Floridians already live with the most volatile home-insurance market in the country. Every year, families open renewal notices with a kind of dread that used to be reserved for hurricane season. Premiums jump 15, 20, sometimes 30 percent without warning. After Hurricane Ian, many homeowners saw increases north of 33 or even 40 percent, pushing average annual premiums close to $11,000. That’s nearly four times the national average. And it isn’t slowing down.

Now imagine facing those costs while being denied a claim because some unseen algorithm decided you weren’t worth paying.

That is the real-world context for HB 527, the proposal that cleared a Florida House panel recently. At its core, the bill says something simple: when an insurance company wants to deny or reduce your claim, a human being must make the final call. Not a model. Not an algorithm. Not a black-box decision you can’t challenge or understand. A human who can be questioned, held accountable, and — most importantly — required to follow the law.

If you’ve spent any time talking to Florida homeowners over the last few years, you know how necessary that safeguard is. There’s a widening gap between what people think their insurance buys them and what they actually receive when disaster strikes. And while insurers are free to use AI to speed up paperwork or flag suspicious claims, they shouldn’t be allowed to automate away the rights of the people paying the bills.

The fear isn’t hypothetical. The insurance industry is increasingly leaning on automated systems to sort, evaluate, and even preliminarily deny claims. They frame it as efficiency. But for consumers, efficiency can quickly turn into opacity. When you’re told a claim is “not covered” but no one can explain why beyond a line in a database, the system becomes not efficient but unaccountable.

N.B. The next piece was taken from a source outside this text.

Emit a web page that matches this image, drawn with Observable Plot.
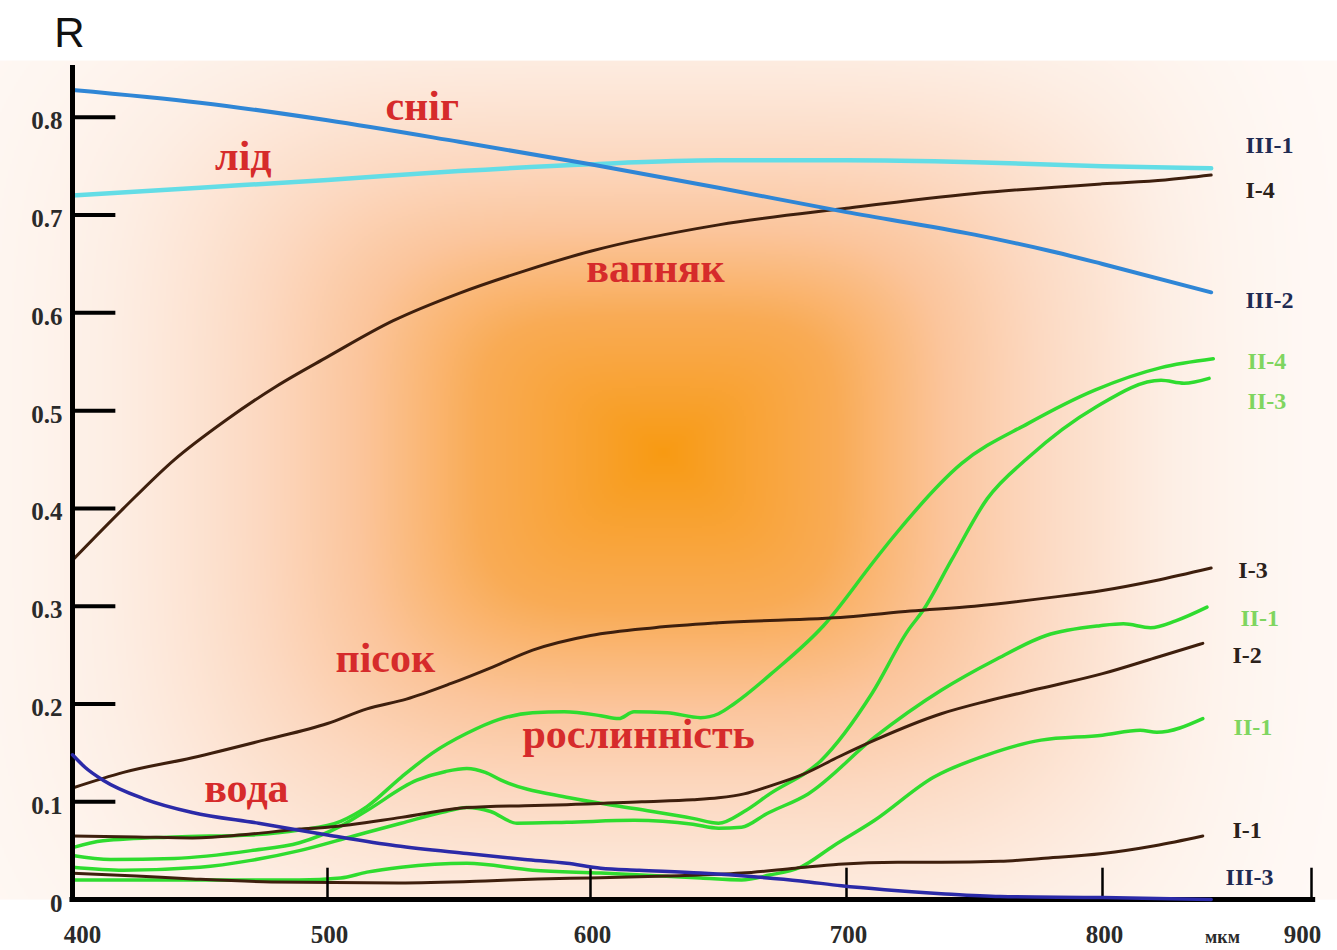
<!DOCTYPE html>
<html>
<head>
<meta charset="utf-8">
<script src="https://cdn.jsdelivr.net/npm/d3@7"></script>
<script src="https://cdn.jsdelivr.net/npm/@observablehq/plot@0.6"></script>
<style>
  html, body { margin: 0; padding: 0; background: #fff; overflow: hidden; }
  #chart svg { display: block; }
</style>
</head>
<body>
<div id="chart"></div>
<script>
// ---------- data (wavelength, reflectance R) ----------
const xTickValues = [400, 500, 600, 700, 800, 900];
const xTickLabels = ["400", "500", "600", "700", "800", "900"];
const yTickValues = [0, 0.1, 0.2, 0.3, 0.4, 0.5, 0.6, 0.7, 0.8];
const yTickLabels = ["0", "0.1", "0.2", "0.3", "0.4", "0.5", "0.6", "0.7", "0.8"];

// I – soils / rocks (brown)
const seriesI1 = [[400,0.027],[425,0.024],[447,0.021],[478,0.018],[527,0.017],[560,0.019],[580,0.021],[600,0.022],[630,0.024],[659,0.027],[680,0.032],[697,0.036],[720,0.038],[737,0.038],[760,0.039],[776,0.042],[800,0.047],[825,0.055],[848,0.065]];
const seriesI2 = [[400,0.065],[425,0.064],[447,0.063],[470,0.067],[489,0.072],[500,0.074],[528,0.084],[553,0.094],[575,0.096],[591,0.097],[620,0.1],[640,0.102],[650,0.104],[660,0.108],[670,0.116],[683,0.128],[697,0.146],[711,0.163],[737,0.19],[755,0.203],[776,0.216],[800,0.231],[825,0.247],[848,0.262]];
const seriesI3 = [[400,0.114],[420,0.13],[447,0.145],[475,0.163],[500,0.18],[515,0.195],[530,0.205],[547,0.221],[563,0.238],[578,0.255],[600,0.27],[625,0.278],[650,0.283],[700,0.289],[725,0.295],[750,0.3],[780,0.309],[800,0.316],[825,0.326],[852,0.339]];
const seriesI4 = [[400,0.347],[420,0.4],[440,0.45],[460,0.49],[480,0.525],[500,0.555],[525,0.592],[550,0.62],[575,0.643],[600,0.663],[650,0.69],[700,0.707],[750,0.722],[800,0.732],[830,0.736],[852,0.741]];

// II – vegetation (green)
const seriesII4 = [[400,0.053],[412,0.06],[440,0.064],[470,0.066],[489,0.071],[505,0.08],[515,0.095],[528,0.125],[540,0.15],[553,0.17],[565,0.184],[578,0.191],[590,0.192],[604,0.188],[611,0.185],[617,0.192],[630,0.191],[643,0.186],[650,0.19],[656,0.2],[672,0.234],[691,0.28],[711,0.347],[718,0.37],[745,0.446],[771,0.487],[797,0.521],[828,0.544],[853,0.553]];
const seriesII3 = [[400,0.045],[415,0.041],[440,0.042],[470,0.05],[489,0.058],[505,0.075],[515,0.091],[534,0.122],[545,0.131],[553,0.134],[560,0.13],[566,0.122],[592,0.104],[617,0.093],[640,0.083],[650,0.078],[660,0.09],[670,0.108],[690,0.142],[710,0.211],[724,0.275],[730,0.296],[741,0.347],[755,0.41],[771,0.452],[797,0.503],[828,0.531],[839,0.528],[851,0.533]];
const seriesII1a = [[400,0.033],[420,0.03],[450,0.033],[470,0.04],[489,0.05],[510,0.065],[528,0.078],[545,0.09],[553,0.094],[562,0.09],[572,0.078],[591,0.079],[617,0.081],[640,0.077],[650,0.073],[659,0.074],[669,0.088],[685,0.108],[711,0.166],[737,0.214],[758,0.245],[778,0.27],[799,0.28],[810,0.282],[823,0.278],[835,0.285],[850,0.299]];
const seriesII1b = [[400,0.02],[450,0.02],[489,0.02],[505,0.022],[515,0.028],[528,0.033],[553,0.037],[578,0.03],[604,0.027],[620,0.025],[643,0.022],[659,0.02],[670,0.025],[682,0.033],[695,0.055],[711,0.081],[734,0.125],[755,0.148],[776,0.163],[800,0.168],[818,0.173],[826,0.171],[848,0.185]];

// III – water, snow, ice
const seriesIII1 = [[400,0.72],[450,0.728],[500,0.736],[550,0.745],[600,0.752],[650,0.756],[700,0.756],[750,0.754],[800,0.75],[852,0.748]];
const seriesIII2 = [[400,0.828],[450,0.815],[500,0.797],[550,0.775],[600,0.752],[650,0.728],[700,0.703],[750,0.68],[780,0.663],[800,0.65],[852,0.621]];
const seriesIII3 = [[400,0.148],[405,0.135],[412,0.122],[428,0.103],[447,0.089],[473,0.078],[500,0.066],[526,0.055],[553,0.047],[575,0.041],[591,0.037],[604,0.032],[619,0.03],[643,0.027],[665,0.023],[682,0.019],[698,0.014],[715,0.01],[737,0.006],[760,0.003],[800,0.002],[852,0.0]];

// annotation texts, anchored in data coordinates
const surfaceNames = [
  {text: "сніг", w: 536, r: 0.811},
  {text: "лід", w: 467, r: 0.760},
  {text: "вапняк", w: 625.4, r: 0.6455},
  {text: "пісок", w: 522, r: 0.2466},
  {text: "рослинність", w: 618.8, r: 0.1688},
  {text: "вода", w: 468.2, r: 0.1136}
];
const endLabelsI = [
  {text: "I-4", w: 868.4, r: 0.725},
  {text: "I-3", w: 865, r: 0.337},
  {text: "I-2", w: 862.2, r: 0.25},
  {text: "I-1", w: 862.2, r: 0.071}
];
const endLabelsII = [
  {text: "II-4", w: 869.4, r: 0.55},
  {text: "II-3", w: 869.4, r: 0.51},
  {text: "II-1", w: 866, r: 0.288},
  {text: "II-1", w: 862.7, r: 0.176}
];
const endLabelsIII = [
  {text: "III-1", w: 868.4, r: 0.771},
  {text: "III-2", w: 868.4, r: 0.613},
  {text: "III-3", w: 858.9, r: 0.0225}
];

// ---------- build tables ----------
function toRows(name, pts) { return pts.map(([w, r]) => ({name, w, r})); }
const brownRows = [
  ...toRows("I-1", seriesI1), ...toRows("I-2", seriesI2),
  ...toRows("I-3", seriesI3), ...toRows("I-4", seriesI4)
];
const greenRows = [
  ...toRows("II-4", seriesII4), ...toRows("II-3", seriesII3),
  ...toRows("II-1a", seriesII1a), ...toRows("II-1b", seriesII1b)
];
const iceRows = toRows("III-1", seriesIII1);
const snowRows = toRows("III-2", seriesIII2);
const waterRows = toRows("III-3", seriesIII3);

// soft, box-shaped orange glow behind the plot (decoration)
function glow(x, y) {
  const px = 72 + (x - 400) * 2.56, py = 899 - y * 977.5;
  const dx = px - 657, dy = py - 452;
  const u = dx / (dx < 0 ? 175 : 165), v = dy / (dy < 0 ? 130 : 150);
  const d = Math.pow(u ** 4 + v ** 4, 0.25);
  return Math.exp(-0.38 * d - 0.03 * d ** 3);
}

const serif = "'Liberation Serif', 'Times New Roman', Times, serif";
const sans = "'Liberation Sans', Arial, sans-serif";
const brown = "#3e1f0d", green = "#2fdc2f";

const chart = Plot.plot({
  width: 1337,
  height: 950,
  marginLeft: 72, marginRight: 26, marginTop: 65, marginBottom: 51,
  x: {type: "linear", domain: [400, 500, 600, 700, 800, 900], range: [72, 327, 590, 846, 1102, 1311], axis: null},
  y: {type: "linear", domain: [0, 0.853], range: [899, 65], axis: null},
  color: {type: "linear", domain: [0, 0.12, 0.3, 0.45, 0.65, 1],
          range: ["#fffaf7", "#fdeee4", "#fcd8c0", "#fbc59c", "#f9ab55", "#f89a12"], clamp: true},
  style: {background: "#fff"},
  marks: [
    Plot.raster({x1: 371, x2: 913, y1: 0, y2: 0.858, pixelSize: 2, fill: glow, imageRendering: "auto"}),

    Plot.line(greenRows, {x: "w", y: "r", z: "name", stroke: green, strokeWidth: 3.5, curve: "monotone-x"}),
    Plot.line(brownRows, {x: "w", y: "r", z: "name", stroke: brown, strokeWidth: 3, curve: "monotone-x"}),
    Plot.line(iceRows, {x: "w", y: "r", stroke: "#63dde6", strokeWidth: 4.5, curve: "monotone-x"}),
    Plot.line(snowRows, {x: "w", y: "r", stroke: "#2f86d6", strokeWidth: 4, curve: "monotone-x"}),

    // axes
    Plot.ruleY([0], {x1: 399, x2: 902, stroke: "#000", strokeWidth: 5}),
    Plot.ruleX([400], {y1: -0.002, y2: 0.853, stroke: "#000", strokeWidth: 5}),
    Plot.ruleY(yTickValues.slice(1), {x1: 400, x2: 417, stroke: "#000", strokeWidth: 4}),
    Plot.ruleX(xTickValues.slice(1), {y1: 0, y2: 0.032, stroke: "#000", strokeWidth: 2.5}),

    Plot.line(waterRows, {x: "w", y: "r", stroke: "#2b2aa8", strokeWidth: 3.5, curve: "monotone-x"}),

    Plot.text(yTickValues, {x: 400, y: d => d, text: (d, i) => yTickLabels[i], textAnchor: "end", dx: -10, dy: 4,
      fontSize: 25, fontWeight: "bold", fontFamily: serif, fill: "#2a2a2a"}),
    Plot.text(xTickValues.slice(0, 1), {x: d => d, y: 0, text: () => xTickLabels[0], dx: 10, dy: 35,
      fontSize: 25, fontWeight: "bold", fontFamily: serif, fill: "#2a2a2a"}),
    Plot.text(xTickValues.slice(1, 5), {x: d => d, y: 0, text: (d, i) => xTickLabels[i + 1], dx: 2, dy: 35,
      fontSize: 25, fontWeight: "bold", fontFamily: serif, fill: "#2a2a2a"}),
    Plot.text(xTickValues.slice(5), {x: d => d, y: 0, text: () => xTickLabels[5], dx: -9, dy: 35,
      fontSize: 25, fontWeight: "bold", fontFamily: serif, fill: "#2a2a2a"}),
    Plot.text(["мкм"], {x: 857.4, y: 0, text: d => d, dy: 38, fontSize: 18, fontWeight: "bold", fontFamily: serif, fill: "#2a2a2a"}),
    Plot.text(["R"], {x: 400, y: 0.886, text: d => d, dx: -3, fontSize: 42, fontFamily: sans, fill: "#111"}),

    Plot.text(surfaceNames, {x: "w", y: "r", text: "text", fontSize: 42, fontWeight: "bold", fontFamily: serif, fill: "#d62b2b"}),

    Plot.text(endLabelsI, {x: "w", y: "r", text: "text", textAnchor: "start", fontSize: 24, fontWeight: "bold", fontFamily: serif, fill: "#2b211a"}),
    Plot.text(endLabelsII, {x: "w", y: "r", text: "text", textAnchor: "start", fontSize: 24, fontWeight: "bold", fontFamily: serif, fill: "#7fd560"}),
    Plot.text(endLabelsIII, {x: "w", y: "r", text: "text", textAnchor: "start", fontSize: 24, fontWeight: "bold", fontFamily: serif, fill: "#1f2b52"})
  ]
});
document.getElementById("chart").appendChild(chart);
</script>
</body>
</html>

The moment insurers are allowed to offload their biggest obligations onto automated systems, we lose something essential: the ability to challenge a bad decision before it becomes a financial catastrophe. The strains put on Florida’s insurance market are real, but they don’t justify turning Floridians into test subjects for automated claim denial systems.

Look at the broader landscape. As climate risks rise, home-insurance markets across the country are destabilizing. Households are being priced to the brink, and some are forgoing insurance entirely because the cost has become unsustainable. Injecting opaque AI into that already fragile system would only widen the divide between what families pay and what they actually receive in moments of crisis.

HB 527 doesn’t ban AI or halt innovation. It simply draws a boundary around decisions that have life-altering consequences. If an insurer wants to deny a claim, they need to sign their name to that decision. They need to stand behind it. And they need to be prepared to answer questions when the homeowner inevitably asks: why?

That level of transparency isn’t a burden. And the insurance industry’s opposition to something this basic should raise eyebrows. If algorithms are only being used to help adjusters, why object to requiring those adjusters to make the final decision? If AI is only a tool, why not keep the human hand on the steering wheel?

Because once you automate the denial of a claim, it becomes easier to deny the next one. And the next. And the next. Not because the insurer is acting maliciously, but because automation changes incentives. It reduces friction. It makes it possible to quietly shift risk back onto the people who can least afford it.

That’s what this bill ultimately prevents. It protects the basic right of Floridians to have their claims decided by a person who can listen to context, understand nuance, and be held responsible when they’re wrong. It restores a little balance in a market where homeowners have been losing ground for years. And it sends a clear message that technology should enhance fairness, not erode it.

Florida cannot keep asking families to pay more every year while giving insurance companies more ways to say no. HB 527 is a step toward restoring trust in an industry that desperately needs it. And for the millions of Floridians who have spent the last decade fighting for stable coverage, predictable premiums, and honest treatment, a little human oversight isn’t just a safeguard. It’s a lifeline.

Matthew T. Christ is a partner at Rafferty Domnick Cunningham & Yaffa, based in Palm Beach Gardens.